Sorry started and couldn't stop then must be getting to me more than i thought!
Sorry for the rant but thats been building up all weekend! sorry girls im just so fed up of doing everything and no appreciation.
So now we have a rota, he has to emply bins upstairs 3 times a week, wash bottles & dishes on friday, saturday & sunday (I do rest of week), take care of lo for most of Saturday whilst I get on with things downstairs or go out to the shops & make him deal with daytime feeds, lunch, bottles etc during the weekend.
Now he knows what is expected & when he is much more efficient although I do have to ask if he has looked at his rota today yet but it is much better than going " have you emptied those bins yet, have you washed the bottles yet? & sound like a nag.
I still lose my temper sometimes but at least this way I feel he is doing his share but I go back to work in a couple of weeks & things will need to change again cause I wont be doing the washing up at 9pm like I do now after getting lo settled in bed, clearing up the dinner things & generally straightening the house after the day & oh buggers off upstairs to his office to mess around with his guitars.
We are to blame though cause we complain & never do anything about it but I decided enough was enough & although oh was always good with lo changing nappies & playing with him he wouldn't ever think about the rest of it like housework, making bottles & lo's weaning food so made the rota & life is a lot happier.
Ok my rant over sorry and thanks for listening. Such a relief
My oh has just got the hang of helping out after 3 weeks of me going mental at him but then realized that wasn't the way to do it!

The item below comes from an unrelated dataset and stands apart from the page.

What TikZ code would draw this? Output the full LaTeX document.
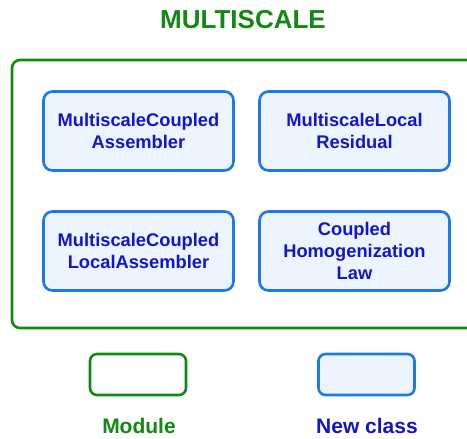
\documentclass[tikz,border=0pt]{standalone}
\usepackage{fontspec}
\setmainfont{Liberation Sans}
\usepackage{tikz}
\usetikzlibrary{positioning}
\definecolor{ModuleGreen}{RGB}{20, 136, 20}
\definecolor{ClassBlue}{RGB}{30, 120, 230}
\definecolor{ClassFill}{RGB}{236, 245, 255}
\definecolor{ClassText}{RGB}{20, 20, 200}
\tikzset{
    classbox/.style={rectangle, draw=ClassBlue, fill=ClassFill, line width=2.6pt, rounded corners=9pt,
        minimum width=190pt, minimum height=79pt, align=center, text=ClassText,
        font=\fontsize{18.3}{22}\selectfont\bfseries},
    legendtext/.style={font=\fontsize{21}{24}\selectfont\bfseries}
}

\begin{document}
\begin{tikzpicture}[x=1pt, y=-1pt]
    \useasboundingbox (0,0) rectangle (467,439);
    % title and module frame
    \node[text=ModuleGreen, font=\fontsize{26}{30}\selectfont\bfseries] (title) at (243,20) {MULTISCALE};
    \draw[ModuleGreen, line width=2.6pt, rounded corners=8pt] (475,60) -- (12,60) -- (12,328) -- (475,328);
    % classes
    \node[classbox] (assembler) at (138.5,131) {MultiscaleCoupled\\Assembler};
    \node[classbox] (residual) at (354.5,131) {MultiscaleLocal\\Residual};
    \node[classbox] (localassembler) at (138.5,251) {MultiscaleCoupled\\LocalAssembler};
    \node[classbox] (law) at (354.5,251) {Coupled\\Homogenization\\Law};
    % legend
    \node[rectangle, draw=ModuleGreen, line width=2.6pt, rounded corners=7pt, minimum width=96pt, minimum height=41pt] (modulekey) at (138,374.5) {};
    \node[rectangle, draw=ClassBlue, fill=ClassFill, line width=2.6pt, rounded corners=7pt, minimum width=96pt, minimum height=41pt] (classkey) at (366.5,374.5) {};
    \node[legendtext, text=ModuleGreen] (modulelabel) at (139,426) {Module};
    \node[legendtext, text=ClassText] (classlabel) at (367,426) {New class};
\end{tikzpicture}
\end{document}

I kept expecting him just to know what to do where and when, so I just asked him..'Can you do the washing up please?' 'Can you change lo nappy?' I think the thing with most men is they don't just do things like us, they need to be asked!!
Aideen how do you put up with that! I mean its not just that he dont do things,but the way hes talking to you dont sound right to me! Was this 4th baby planned? sorry for asking but hubby sounds either mega stressed or not happy about something.........I had togo into hospital and no body ever wants to go in and if they do then it must be hell at home! So either way he should be concerned! My oh dont do much around d house at all but if he talked to me like that when im that ill id bloody throttle him!
Try it, you might just find it saves your sanity (& maybe marriage too
i know i am spoiled by my husband. Because he used to be a chef he is very domesticated. He also used to do a lot of work at home when he was in his teens as his dad had a brain tumour and his mum was out at work so he cooked tea for the family and looked after his little sister.
He is great around teh house - he washes up most nights (and since being pregnant has made me sit down straight after tea and hardly lets me help); he cooks (although we tend to share the cooking), he cleans, puts the washing machine on, i get a cup of tea brought up to me every morning (even did this before i got pregnant), defrosts my car on frosty mornings, unpacks the groceries for me. The only things he doesnt do is iron or garden which is fine by me.
If i go out shopping for the day, i will come back and he will have done some housework, done a few loads of washing and hung it out, and probably made something like soup or chilli by the time i get home.
Reading some of your posts has made me realise how great he is and i;m going to try even harder to show him how much i apprecaite it.